Jocko Lakes Fire Expands

By Beacon Staff

SEELEY LAKE – The Jocko Lakes Fire near Seeley Lake acted up again Wednesday, spreading again on the fire’s new trouble spot – the northeast flank.

There, Dogtown, a subdivision of Seeley Lake, is threatened and crews were pulled off other sides of the fire to help combat the growth.

The fire is now estimated at 16,900 acres, 1,900 more acres than estimates from Wednesday morning. And, “it’s growing right as we speak,” incident commander Glen McNitt said Wednesday night.

As the fire spread northeast, the incident command team on the fire was with out two of its “super scooper” CL-215 airplanes, which have been a big help to crews in securing fire line over the last few days.

“During that time, that was a critical time, when it crossed the line,” McNitt said.

Fire information officer Andy Sheetz said the two planes were down for mechanical repairs.

The fire had not yet reached Boy Scout Road, which runs along the west shore of Seeley Lake. Boy Scout Road is the trigger point for evacuating the town of Seeley Lake. If the fire hits it, “that’s the time when we would evacuate the rest of town,” fire information officer Pat Cross said Tuesday. “I’m really hoping that doesn’t happen.”

The fire, which ignited Friday, is threatening some 1,500 structures and 675 homes are still evacuated around Placid Lake and in Dogtown and the Double Arrow Ranch subdivision on the southeast side of the fire.

The fire is 10 percent contained, with most of the containment line between the east side of the fire and the west shore of Seeley Lake. The lines got a test Tuesday in red-flag winds and all held.

The southeast side of the fire is the leading edge, or what firefighters call the “head.”

“We do not normally support attacking the head of the fire, but that is exactly what we are doing here,” McNitt said. The fire on that side has stayed pretty low to the ground, giving crews the opportunity to build direct line between the blaze and the homes near the lake.
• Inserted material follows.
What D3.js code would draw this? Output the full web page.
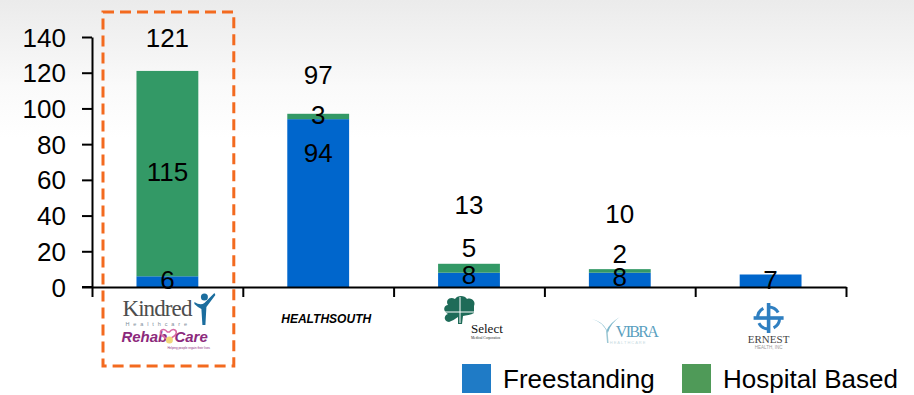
<!DOCTYPE html>
<html>
<head>
<meta charset="utf-8">
<script src="https://cdn.jsdelivr.net/npm/d3@7"></script>
<style>
  body { margin: 0; background: #fff; }
  svg { font-family: "Liberation Sans", Arial, sans-serif; }
  .axis path, .axis line { stroke: #000; stroke-width: 2; }
  .axis text { font-size: 26px; fill: #000; font-family: "Liberation Sans", Arial, sans-serif; }
  .serif { font-family: "Liberation Serif", "DejaVu Serif", serif; }
</style>
</head>
<body>
<svg id="chart"></svg>
<script>
// data
const companies = ["Kindred", "HealthSouth", "Select", "Vibra", "Ernest"];
const freestanding = [6, 94, 8, 8, 7];
const hospitalBased = [115, 3, 5, 2, 0];
const totals = [121, 97, 13, 10, null];
const yTicks = [0, 20, 40, 60, 80, 100, 120, 140];
// where the labels sit on the chart (in data units, as placed on the slide)
const totalLabelAt = [139.7, 118.7, 46.2, 40.9, null];
const hospLabelAt = [64.4, 96.3, 22.1, 18.5, null];
const freeLabelAt = [3.9, 75.3, 7.0, 5.6, 3.9];
const seriesNames = ["Freestanding", "Hospital Based"];

const config = {
    width: 914, height: 395,
    margin: {top: 37, right: 68, bottom: 108, left: 92}
};

const barColors = {free: "#0066cc", hosp: "#339966"};
const legendColors = ["#1f7bc6", "#4f9a58"];

const svg = d3.select("#chart")
    .attr("width", config.width)
    .attr("height", config.height);

// soft grey wash at the top, like the slide background
const defs = svg.append("defs");
const grad = defs.append("linearGradient")
    .attr("id", "bg").attr("x1", 0).attr("y1", 0).attr("x2", 0).attr("y2", 1);
grad.append("stop").attr("offset", "0%").attr("stop-color", "#ebebeb");
grad.append("stop").attr("offset", "22%").attr("stop-color", "#fafafa");
grad.append("stop").attr("offset", "35%").attr("stop-color", "#ffffff");
svg.append("rect").attr("width", config.width).attr("height", config.height).attr("fill", "url(#bg)");

const x0 = config.margin.left;
const x1 = config.width - config.margin.right;
const yBase = config.height - config.margin.bottom;

const xScale = d3.scaleBand().domain(companies).range([x0, x1]).padding(0);
const yScale = d3.scaleLinear().domain([0, 140]).range([yBase, config.margin.top]);
// category boundaries for the x tick marks
const edgeScale = d3.scaleLinear().domain([0, companies.length]).range([x0, x1]);

const barW = xScale.bandwidth() * 0.41;
const barX = d => xScale(d) + (xScale.bandwidth() - barW) / 2;
const midX = d => xScale(d) + xScale.bandwidth() / 2;

// bars
const g = svg.append("g");
g.selectAll(".free").data(companies).join("rect")
    .attr("class", "free")
    .attr("x", d => barX(d))
    .attr("width", barW)
    .attr("y", (d, i) => yScale(freestanding[i]))
    .attr("height", (d, i) => yScale(0) - yScale(freestanding[i]))
    .attr("fill", barColors.free);

g.selectAll(".hosp").data(companies.filter((d, i) => hospitalBased[i] > 0)).join("rect")
    .attr("class", "hosp")
    .attr("x", d => barX(d))
    .attr("width", barW)
    .attr("y", d => { const i = companies.indexOf(d); return yScale(freestanding[i] + hospitalBased[i]); })
    .attr("height", d => { const i = companies.indexOf(d); return yScale(freestanding[i]) - yScale(freestanding[i] + hospitalBased[i]); })
    .attr("fill", barColors.hosp);

// axes
const yAxis = d3.axisLeft(yScale).tickValues(yTicks).tickSize(10).tickSizeOuter(0).tickPadding(16);
svg.append("g").attr("class", "axis y-axis")
    .attr("transform", `translate(${x0},0)`)
    .call(yAxis)
    .call(s => s.selectAll("text").attr("dy", "0.35em"));

const xAxis = d3.axisBottom(edgeScale).ticks(companies.length).tickFormat("").tickSize(10).tickSizeOuter(0);
svg.append("g").attr("class", "axis x-axis")
    .attr("transform", `translate(0,${yBase})`)
    .call(xAxis);
// baseline reaches back to the y tick
svg.append("line").attr("x1", x0 - 10).attr("x2", x0).attr("y1", yBase).attr("y2", yBase)
    .attr("stroke", "#000").attr("stroke-width", 2);

// value labels
function addLabels(values, at) {
    svg.append("g").selectAll("text")
        .data(companies.map((c, i) => ({c, v: values[i], p: at[i]})).filter(d => d.v != null && d.p != null))
        .join("text")
        .attr("x", d => midX(d.c))
        .attr("y", d => yScale(d.p))
        .attr("dy", "0.36em")
        .attr("text-anchor", "middle")
        .attr("font-size", 26)
        .attr("fill", "#000")
        .text(d => d.v);
}
addLabels(totals, totalLabelAt);
addLabels(hospitalBased.map(v => v > 0 ? v : null), hospLabelAt);
addLabels(freestanding, freeLabelAt);

// dashed highlight around Kindred
svg.append("rect")
    .attr("x", xScale(companies[0]) + 11)
    .attr("y", 12)
    .attr("width", xScale.bandwidth() - 20)
    .attr("height", 354)
    .attr("fill", "none")
    .attr("stroke", "#f36a1f")
    .attr("stroke-width", 3)
    .attr("stroke-dasharray", "11,6");

// company logos (drawn as text + simple shapes)
const logoY = yBase;
// Kindred / RehabCare
{
    const cx = midX("Kindred");
    const lg = svg.append("g").attr("transform", `translate(${cx},${logoY})`);
    lg.append("text").attr("class", "serif").attr("x", -45).attr("y", 29)
        .attr("font-size", 23).attr("fill", "#4d4d4d").attr("textLength", 70).text("Kindred");
    // little figure with raised arm
    lg.append("circle").attr("cx", 37).attr("cy", 10).attr("r", 3.5).attr("fill", "#1b6d9e");
    lg.append("path").attr("d", "M27,15 Q33,19 37,16 L47,6 L48,8 L39,20 L38,38 L35,38 L34,22 Q30,20 27,17 Z")
        .attr("fill", "#1b6d9e");
    lg.append("text").attr("x", -42).attr("y", 39).attr("font-size", 5.5).attr("fill", "#7d8d9b")
        .attr("letter-spacing", 3.9).text("Healthcare");
    lg.append("text").attr("x", -46).attr("y", 55).attr("font-size", 15).attr("font-weight", "bold")
        .attr("font-style", "italic").attr("fill", "#8c2a7c").text("Rehab");
    lg.append("path").attr("d", "M0,45 C-4,40 -10,44 -5,49 L1,53 L7,49 C12,44 6,40 2,45 Z")
        .attr("fill", "none").attr("stroke", "#d86aa6").attr("stroke-width", 1.6);
    lg.append("circle").attr("cx", 2).attr("cy", 53).attr("r", 3.5).attr("fill", "#f0d77a");
    lg.append("text").attr("x", 7).attr("y", 55).attr("font-size", 15).attr("font-weight", "bold")
        .attr("font-style", "italic").attr("fill", "#8c2a7c").text("Care");
    lg.append("text").attr("x", 0).attr("y", 62).attr("font-size", 3).attr("fill", "#8c2a7c")
        .text("Helping people regain their lives");
}
// HealthSouth
{
    const cx = midX("HealthSouth");
    svg.append("text").attr("x", cx - 37).attr("y", logoY + 36)
        .attr("font-size", 13).attr("font-weight", "bold").attr("font-style", "italic")
        .attr("fill", "#000").attr("textLength", 90).attr("lengthAdjust", "spacingAndGlyphs")
        .text("HEALTHSOUTH");
}
// Select Medical
{
    const cx = midX("Select");
    const lg = svg.append("g").attr("transform", `translate(${cx},${logoY})`);
    lg.append("path")
        .attr("d", "M-12,47 C-18,46 -17,40 -13,39 C-19,36 -17,30 -13,30 C-16,25 -11,21 -6,24 C-4,20 4,20 6,24 C11,22 15,27 13,31 L13,38 C10,40 5,40 2,41 L1,49 L-3,49 L-3,42 C-6,44 -9,46 -12,47 Z")
        .attr("transform", "translate(-8,-12)")
        .attr("fill", "#1e6b58");
    lg.append("line").attr("x1", -9).attr("x2", -9).attr("y1", 10).attr("y2", 36).attr("stroke", "#fff").attr("stroke-width", 1);
    lg.append("line").attr("x1", -26).attr("x2", 6).attr("y1", 25).attr("y2", 25).attr("stroke", "#fff").attr("stroke-width", 1);
    lg.append("text").attr("class", "serif").attr("x", 2).attr("y", 46)
        .attr("font-size", 13).attr("fill", "#111").text("Select");
    lg.append("text").attr("class", "serif").attr("x", 2).attr("y", 52)
        .attr("font-size", 3.5).attr("fill", "#222").text("Medical Corporation");
}
// Vibra
{
    const cx = midX("Vibra");
    const lg = svg.append("g").attr("transform", `translate(${cx},${logoY})`);
    lg.append("path").attr("d", "M-28,32 Q-18,34 -12,46 Q-9,36 0,30 Q-10,36 -13,43 Q-18,34 -28,32 Z")
        .attr("fill", "#7fb8cc");
    lg.append("path").attr("d", "M-13,44 L-12,56").attr("stroke", "#9cc7d4").attr("stroke-width", 1.5);
    lg.append("text").attr("class", "serif").attr("x", -4).attr("y", 50)
        .attr("font-size", 16).attr("fill", "#5a9fc0").attr("textLength", 43).text("VIBRA");
    lg.append("text").attr("x", -10).attr("y", 57).attr("font-size", 4).attr("fill", "#c8dbe2")
        .attr("letter-spacing", 1).text("HEALTHCARE");
}
// Ernest Health
{
    const cx = midX("Ernest");
    const lg = svg.append("g").attr("transform", `translate(${cx - 2},${logoY})`);
    const ecy = 31;
    lg.append("circle").attr("cx", 0).attr("cy", ecy).attr("r", 11).attr("fill", "none")
        .attr("stroke", "#2f7fc1").attr("stroke-width", 3).attr("stroke-dasharray", "12,5");
    lg.append("rect").attr("x", -1.8).attr("y", ecy - 15).attr("width", 3.6).attr("height", 30).attr("fill", "#2f7fc1");
    lg.append("rect").attr("x", -15).attr("y", ecy - 1.8).attr("width", 30).attr("height", 3.6).attr("fill", "#2f7fc1");
    lg.append("text").attr("class", "serif").attr("x", 0).attr("y", 56).attr("text-anchor", "middle")
        .attr("font-size", 11).attr("fill", "#444").text("ERNEST");
    lg.append("text").attr("x", 0).attr("y", 62).attr("text-anchor", "middle")
        .attr("font-size", 4.5).attr("fill", "#999").text("HEALTH, INC");
}

// legend
const legendX = [462, 682];
const legend = svg.append("g").selectAll("g").data(seriesNames).join("g")
    .attr("transform", (d, i) => `translate(${legendX[i]},364)`);
legend.append("rect").attr("width", 29).attr("height", 29).attr("fill", (d, i) => legendColors[i]);
legend.append("text").attr("x", 41).attr("y", 24).attr("font-size", 26).attr("fill", "#000").text(d => d);
</script>
</body>
</html>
About 425 people are working the blaze. Being the nation’s top priority, the fire is the first to get available crews and equipment if needed. On Wednesday, a Type 1 incident management team from Alaska took over command.

Fire officials are calling the fire a long-term event, one that might not really quiet until fall arrives. The surrounding communities are in for a long season watching and waiting for enough moisture to end the season. Containment is estimated for Sept. 15. As of now, the fire is exhibiting “extreme” behavior in “extreme” terrain and has “extreme” growth potential, according to reports.

There have been no new evacuation orders issued, but a 12-hour pre-evacuation notice was given to residents living south of the Double Arrow road to Highway 200 and from Highway 83 east to Cottonwood Creek past Cozy Corner, Cross said.

The mandatory evacuation orders are in effect south of the east-west line at mile marker 22 on Highway 83, and everything west of the west shore of Seeley Lake. Highway 83 is closed from Clearwater Junction to Condon. Closures on the west side of the fire include Gray Wolf Trail Road, South Fork Road and Jocko Lakes Road.

Fire officials confirmed Sunday that at least one home burned in the weekend’s blow up, as the fire raced from 800 acres Saturday morning to 14,200 by Sunday.

In addition to the one destroyed home, seven outbuildings and “other” structures were destroyed, and another primary home and a commercial property were damaged, Cross said.

“It’s an amazingly low number (of structures burned) considering how the fire was carrying on,” he said.

The fire erupted Saturday, forcing the evacuation of hundreds of homes around Placid Lake and Seeley Lake, closing Highway 83 and prompting Gov. Schweitzer to issue an emergency declaration.

The Jocko Lakes Fire was reported at about 3:00 Friday afternoon. The fire first started on Confederated Salish and Kootenai Tribal Land, but quickly spotted to the Department of Natural Resources and Conservation’s protection on Forest Service lands. According to reports from fire information officer Jamie Kirby, the fire spread from 10 acres to 300 in a matter of a half an hour.

The cause of the fire remains under investigation.